--- Information provided ---
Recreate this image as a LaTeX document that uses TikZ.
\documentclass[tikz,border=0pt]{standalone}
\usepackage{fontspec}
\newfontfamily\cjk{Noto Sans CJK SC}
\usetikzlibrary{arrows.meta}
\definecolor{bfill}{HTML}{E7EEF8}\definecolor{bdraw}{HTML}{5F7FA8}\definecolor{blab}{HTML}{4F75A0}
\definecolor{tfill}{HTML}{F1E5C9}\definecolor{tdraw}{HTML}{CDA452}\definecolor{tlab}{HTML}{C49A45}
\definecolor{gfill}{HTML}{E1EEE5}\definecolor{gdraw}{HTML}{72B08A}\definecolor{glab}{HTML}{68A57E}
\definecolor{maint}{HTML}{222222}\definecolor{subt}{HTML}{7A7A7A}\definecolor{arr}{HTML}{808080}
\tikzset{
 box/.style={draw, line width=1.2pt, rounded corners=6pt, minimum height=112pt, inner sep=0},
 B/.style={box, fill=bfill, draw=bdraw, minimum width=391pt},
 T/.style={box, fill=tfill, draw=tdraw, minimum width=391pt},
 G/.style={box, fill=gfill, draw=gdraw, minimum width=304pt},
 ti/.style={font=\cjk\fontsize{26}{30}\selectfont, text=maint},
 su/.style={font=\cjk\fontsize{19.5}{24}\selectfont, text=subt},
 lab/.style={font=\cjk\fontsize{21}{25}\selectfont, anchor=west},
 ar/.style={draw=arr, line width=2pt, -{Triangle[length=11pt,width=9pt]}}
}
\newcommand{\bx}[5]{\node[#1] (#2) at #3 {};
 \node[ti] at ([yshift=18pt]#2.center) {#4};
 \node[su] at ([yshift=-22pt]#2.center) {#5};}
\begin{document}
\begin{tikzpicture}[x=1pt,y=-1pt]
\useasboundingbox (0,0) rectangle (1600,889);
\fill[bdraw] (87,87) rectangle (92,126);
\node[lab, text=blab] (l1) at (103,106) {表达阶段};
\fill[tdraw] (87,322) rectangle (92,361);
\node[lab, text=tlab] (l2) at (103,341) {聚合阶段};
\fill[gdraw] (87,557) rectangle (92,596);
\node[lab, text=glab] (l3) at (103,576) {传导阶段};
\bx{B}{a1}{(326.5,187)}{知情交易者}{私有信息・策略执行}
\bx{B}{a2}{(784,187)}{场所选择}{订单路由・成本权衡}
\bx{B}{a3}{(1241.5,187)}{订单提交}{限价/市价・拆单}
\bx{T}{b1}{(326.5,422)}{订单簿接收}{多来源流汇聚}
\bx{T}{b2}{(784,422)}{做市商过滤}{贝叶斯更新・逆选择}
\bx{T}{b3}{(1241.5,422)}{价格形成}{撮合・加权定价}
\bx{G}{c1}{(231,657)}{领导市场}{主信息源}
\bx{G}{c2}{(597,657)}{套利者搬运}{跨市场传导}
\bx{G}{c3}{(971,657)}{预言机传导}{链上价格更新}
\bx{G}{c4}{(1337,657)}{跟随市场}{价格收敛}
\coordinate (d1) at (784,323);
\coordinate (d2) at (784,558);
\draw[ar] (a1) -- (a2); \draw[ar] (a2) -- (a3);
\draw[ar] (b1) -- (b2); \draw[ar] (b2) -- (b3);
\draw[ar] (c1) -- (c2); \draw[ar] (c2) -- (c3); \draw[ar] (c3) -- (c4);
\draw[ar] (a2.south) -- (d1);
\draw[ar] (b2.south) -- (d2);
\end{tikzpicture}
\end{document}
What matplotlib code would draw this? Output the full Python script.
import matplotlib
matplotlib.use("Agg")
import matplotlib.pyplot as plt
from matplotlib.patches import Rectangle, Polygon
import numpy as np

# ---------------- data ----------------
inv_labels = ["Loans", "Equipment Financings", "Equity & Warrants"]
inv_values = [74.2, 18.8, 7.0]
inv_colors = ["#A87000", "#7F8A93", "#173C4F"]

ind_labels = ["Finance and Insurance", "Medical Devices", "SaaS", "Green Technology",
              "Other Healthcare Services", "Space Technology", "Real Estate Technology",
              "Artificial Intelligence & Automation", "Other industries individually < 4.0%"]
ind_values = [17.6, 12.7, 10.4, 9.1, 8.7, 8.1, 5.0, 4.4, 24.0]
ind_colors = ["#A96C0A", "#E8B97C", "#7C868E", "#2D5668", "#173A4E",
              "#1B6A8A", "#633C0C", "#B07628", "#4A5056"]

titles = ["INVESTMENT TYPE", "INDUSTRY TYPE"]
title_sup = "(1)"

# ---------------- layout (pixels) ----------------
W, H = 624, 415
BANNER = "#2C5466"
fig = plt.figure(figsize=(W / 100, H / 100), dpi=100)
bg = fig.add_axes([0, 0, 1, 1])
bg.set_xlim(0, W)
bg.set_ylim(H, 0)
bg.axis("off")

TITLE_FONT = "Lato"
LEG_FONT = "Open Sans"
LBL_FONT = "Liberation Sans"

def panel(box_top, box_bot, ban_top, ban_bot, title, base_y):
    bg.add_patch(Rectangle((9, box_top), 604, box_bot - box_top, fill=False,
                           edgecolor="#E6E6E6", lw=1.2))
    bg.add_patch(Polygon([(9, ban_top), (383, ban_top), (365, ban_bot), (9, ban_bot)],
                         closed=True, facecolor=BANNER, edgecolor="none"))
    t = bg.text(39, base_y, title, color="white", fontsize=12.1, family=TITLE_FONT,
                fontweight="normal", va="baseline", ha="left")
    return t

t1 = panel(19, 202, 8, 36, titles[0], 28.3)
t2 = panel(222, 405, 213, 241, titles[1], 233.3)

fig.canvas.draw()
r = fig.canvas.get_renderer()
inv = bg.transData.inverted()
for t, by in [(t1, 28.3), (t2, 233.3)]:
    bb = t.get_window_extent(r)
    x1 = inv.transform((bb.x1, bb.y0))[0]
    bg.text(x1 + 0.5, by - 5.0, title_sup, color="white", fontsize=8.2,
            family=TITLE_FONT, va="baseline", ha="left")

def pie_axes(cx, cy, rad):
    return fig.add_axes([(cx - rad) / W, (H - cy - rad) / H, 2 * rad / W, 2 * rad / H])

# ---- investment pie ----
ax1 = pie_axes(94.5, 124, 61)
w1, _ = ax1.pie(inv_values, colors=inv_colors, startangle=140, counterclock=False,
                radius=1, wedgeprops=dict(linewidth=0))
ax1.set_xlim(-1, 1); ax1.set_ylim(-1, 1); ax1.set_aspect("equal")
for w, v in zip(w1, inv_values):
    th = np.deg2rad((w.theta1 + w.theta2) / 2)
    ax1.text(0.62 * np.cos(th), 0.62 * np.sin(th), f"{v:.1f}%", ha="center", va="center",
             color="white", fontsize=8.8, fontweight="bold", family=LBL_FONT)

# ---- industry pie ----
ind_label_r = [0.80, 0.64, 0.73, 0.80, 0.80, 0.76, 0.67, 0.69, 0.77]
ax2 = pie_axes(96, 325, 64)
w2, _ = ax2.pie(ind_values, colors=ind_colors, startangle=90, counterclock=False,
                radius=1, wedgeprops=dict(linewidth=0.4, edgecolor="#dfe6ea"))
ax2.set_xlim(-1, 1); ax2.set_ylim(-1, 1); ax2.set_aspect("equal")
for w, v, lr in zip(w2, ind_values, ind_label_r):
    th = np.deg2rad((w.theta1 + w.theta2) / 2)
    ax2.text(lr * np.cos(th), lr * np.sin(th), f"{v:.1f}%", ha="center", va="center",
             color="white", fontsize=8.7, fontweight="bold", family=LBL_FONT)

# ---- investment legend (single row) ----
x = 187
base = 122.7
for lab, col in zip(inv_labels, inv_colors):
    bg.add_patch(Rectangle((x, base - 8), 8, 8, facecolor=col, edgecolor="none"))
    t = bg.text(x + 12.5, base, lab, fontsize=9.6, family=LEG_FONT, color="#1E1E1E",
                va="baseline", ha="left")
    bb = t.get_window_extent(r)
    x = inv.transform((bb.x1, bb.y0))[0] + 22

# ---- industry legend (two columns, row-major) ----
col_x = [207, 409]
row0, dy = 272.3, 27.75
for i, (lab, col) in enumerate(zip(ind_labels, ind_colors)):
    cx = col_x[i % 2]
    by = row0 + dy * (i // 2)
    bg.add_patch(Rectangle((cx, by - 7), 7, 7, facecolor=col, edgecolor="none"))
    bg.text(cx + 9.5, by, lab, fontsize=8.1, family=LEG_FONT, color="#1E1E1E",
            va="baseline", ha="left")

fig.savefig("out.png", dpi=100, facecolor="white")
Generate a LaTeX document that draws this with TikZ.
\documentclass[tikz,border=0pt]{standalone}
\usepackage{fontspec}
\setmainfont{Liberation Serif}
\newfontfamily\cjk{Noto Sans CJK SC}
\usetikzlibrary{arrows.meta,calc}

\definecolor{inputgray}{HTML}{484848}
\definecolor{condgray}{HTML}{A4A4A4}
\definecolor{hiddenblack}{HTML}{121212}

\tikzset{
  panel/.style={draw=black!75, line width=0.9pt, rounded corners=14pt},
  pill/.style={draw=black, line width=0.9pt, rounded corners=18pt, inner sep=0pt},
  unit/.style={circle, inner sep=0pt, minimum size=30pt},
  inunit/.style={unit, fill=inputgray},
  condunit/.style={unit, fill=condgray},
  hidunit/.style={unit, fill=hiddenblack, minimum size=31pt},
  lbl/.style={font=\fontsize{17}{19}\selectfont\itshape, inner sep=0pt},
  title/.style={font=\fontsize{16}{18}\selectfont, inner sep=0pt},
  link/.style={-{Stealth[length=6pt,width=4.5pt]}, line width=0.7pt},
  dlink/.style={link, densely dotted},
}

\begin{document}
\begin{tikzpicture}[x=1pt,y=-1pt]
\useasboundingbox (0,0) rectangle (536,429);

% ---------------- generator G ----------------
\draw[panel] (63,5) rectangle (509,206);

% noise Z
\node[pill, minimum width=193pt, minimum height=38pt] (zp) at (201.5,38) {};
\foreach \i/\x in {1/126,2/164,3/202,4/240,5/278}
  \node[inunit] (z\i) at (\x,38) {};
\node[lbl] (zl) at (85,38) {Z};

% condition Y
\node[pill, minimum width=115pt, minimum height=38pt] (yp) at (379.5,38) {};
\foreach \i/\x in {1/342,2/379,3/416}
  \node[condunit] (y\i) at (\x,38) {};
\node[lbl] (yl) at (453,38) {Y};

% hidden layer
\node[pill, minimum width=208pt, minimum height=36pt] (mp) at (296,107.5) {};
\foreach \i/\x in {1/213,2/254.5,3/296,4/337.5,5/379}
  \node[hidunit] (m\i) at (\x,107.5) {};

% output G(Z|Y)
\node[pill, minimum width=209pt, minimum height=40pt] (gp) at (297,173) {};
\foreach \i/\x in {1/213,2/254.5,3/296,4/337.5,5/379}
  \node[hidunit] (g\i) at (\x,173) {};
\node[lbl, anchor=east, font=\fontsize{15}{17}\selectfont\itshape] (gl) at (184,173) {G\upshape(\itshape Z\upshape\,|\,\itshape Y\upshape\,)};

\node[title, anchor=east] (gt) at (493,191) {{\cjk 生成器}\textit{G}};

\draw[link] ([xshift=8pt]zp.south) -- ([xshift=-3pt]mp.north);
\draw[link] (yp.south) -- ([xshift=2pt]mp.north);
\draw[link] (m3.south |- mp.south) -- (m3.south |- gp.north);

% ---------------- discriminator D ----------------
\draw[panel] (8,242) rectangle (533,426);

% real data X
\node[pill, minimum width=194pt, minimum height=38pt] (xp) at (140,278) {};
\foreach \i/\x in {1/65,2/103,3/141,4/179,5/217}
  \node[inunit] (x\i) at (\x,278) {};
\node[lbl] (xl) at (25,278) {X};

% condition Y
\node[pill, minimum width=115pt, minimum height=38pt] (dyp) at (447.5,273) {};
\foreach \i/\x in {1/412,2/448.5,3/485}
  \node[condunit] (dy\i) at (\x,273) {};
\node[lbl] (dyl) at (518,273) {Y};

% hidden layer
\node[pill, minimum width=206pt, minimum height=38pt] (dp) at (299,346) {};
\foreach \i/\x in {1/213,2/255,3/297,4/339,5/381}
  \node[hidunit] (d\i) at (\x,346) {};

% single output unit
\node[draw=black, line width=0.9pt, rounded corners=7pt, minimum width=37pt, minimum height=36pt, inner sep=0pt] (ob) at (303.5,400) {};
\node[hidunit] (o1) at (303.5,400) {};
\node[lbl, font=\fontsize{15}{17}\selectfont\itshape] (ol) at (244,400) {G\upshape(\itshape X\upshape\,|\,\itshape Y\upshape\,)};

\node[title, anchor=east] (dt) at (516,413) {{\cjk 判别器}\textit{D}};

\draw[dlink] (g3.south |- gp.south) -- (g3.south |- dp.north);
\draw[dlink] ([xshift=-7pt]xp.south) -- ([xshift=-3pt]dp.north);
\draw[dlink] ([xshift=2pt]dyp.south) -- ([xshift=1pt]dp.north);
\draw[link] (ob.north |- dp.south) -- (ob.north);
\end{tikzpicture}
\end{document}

--- Exercise aim ---
Retype the entries above exactly, but only from the line containing "Generate a LaTeX" through the line containing "(m\i) at (\x,107.5)", both included.

--- Exercise solution ---
Generate a LaTeX document that draws this with TikZ.
\documentclass[tikz,border=0pt]{standalone}
\usepackage{fontspec}
\setmainfont{Liberation Serif}
\newfontfamily\cjk{Noto Sans CJK SC}
\usetikzlibrary{arrows.meta,calc}

\definecolor{inputgray}{HTML}{484848}
\definecolor{condgray}{HTML}{A4A4A4}
\definecolor{hiddenblack}{HTML}{121212}

\tikzset{
  panel/.style={draw=black!75, line width=0.9pt, rounded corners=14pt},
  pill/.style={draw=black, line width=0.9pt, rounded corners=18pt, inner sep=0pt},
  unit/.style={circle, inner sep=0pt, minimum size=30pt},
  inunit/.style={unit, fill=inputgray},
  condunit/.style={unit, fill=condgray},
  hidunit/.style={unit, fill=hiddenblack, minimum size=31pt},
  lbl/.style={font=\fontsize{17}{19}\selectfont\itshape, inner sep=0pt},
  title/.style={font=\fontsize{16}{18}\selectfont, inner sep=0pt},
  link/.style={-{Stealth[length=6pt,width=4.5pt]}, line width=0.7pt},
  dlink/.style={link, densely dotted},
}

\begin{document}
\begin{tikzpicture}[x=1pt,y=-1pt]
\useasboundingbox (0,0) rectangle (536,429);

% ---------------- generator G ----------------
\draw[panel] (63,5) rectangle (509,206);

% noise Z
\node[pill, minimum width=193pt, minimum height=38pt] (zp) at (201.5,38) {};
\foreach \i/\x in {1/126,2/164,3/202,4/240,5/278}
  \node[inunit] (z\i) at (\x,38) {};
\node[lbl] (zl) at (85,38) {Z};

% condition Y
\node[pill, minimum width=115pt, minimum height=38pt] (yp) at (379.5,38) {};
\foreach \i/\x in {1/342,2/379,3/416}
  \node[condunit] (y\i) at (\x,38) {};
\node[lbl] (yl) at (453,38) {Y};

% hidden layer
\node[pill, minimum width=208pt, minimum height=36pt] (mp) at (296,107.5) {};
\foreach \i/\x in {1/213,2/254.5,3/296,4/337.5,5/379}
  \node[hidunit] (m\i) at (\x,107.5) {};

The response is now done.